“How can it be that the bread is our Maker, when the baker made it? Who then made the baker?”
Lady Jane Grey (1537-1554) is known as the nine day queen of England. A distant relative of Henry VIII, she spent much of her childhood in the king’s court, being groomed to marry Edward, the next-in-line for the throne. By age 7 both she and Edward knew Latin and Greek, and through reading the New Testament both had been converted to Christ.
Edward became king as a boy, died a few years later—likely poisoned by one of his advisers—resulting in Lady Jane becoming Queen. Jane knew nothing of the order of succession, and came to the throne reluctantly. But she realized that if she took a stand for Christ and against the Mass, she could leave a mark on England.

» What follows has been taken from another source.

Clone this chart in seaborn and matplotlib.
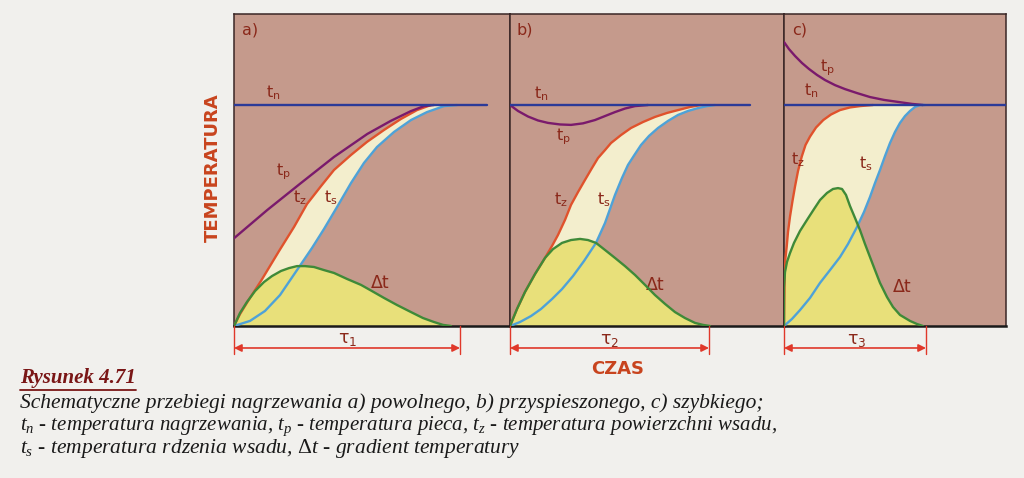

After only nine days, Jane was betrayed by her father and overthrown by her Spanish (and Catholic) cousin, Mary. Imprisoned, she was offered mercy if only she would take the Mass. Instead she publicly debated Mary’s chaplain about transubstantiation. By all accounts the seventeen-year-old girl won the debate, for which she would lose her life. She was beheaded shortly thereafter.
Jane’s legacy is seen in the fact that after Bloody Mary’s death, England would never again be a Catholic nation. English history was forever changed by the gospel-fueled martyrdom of a teenage queen.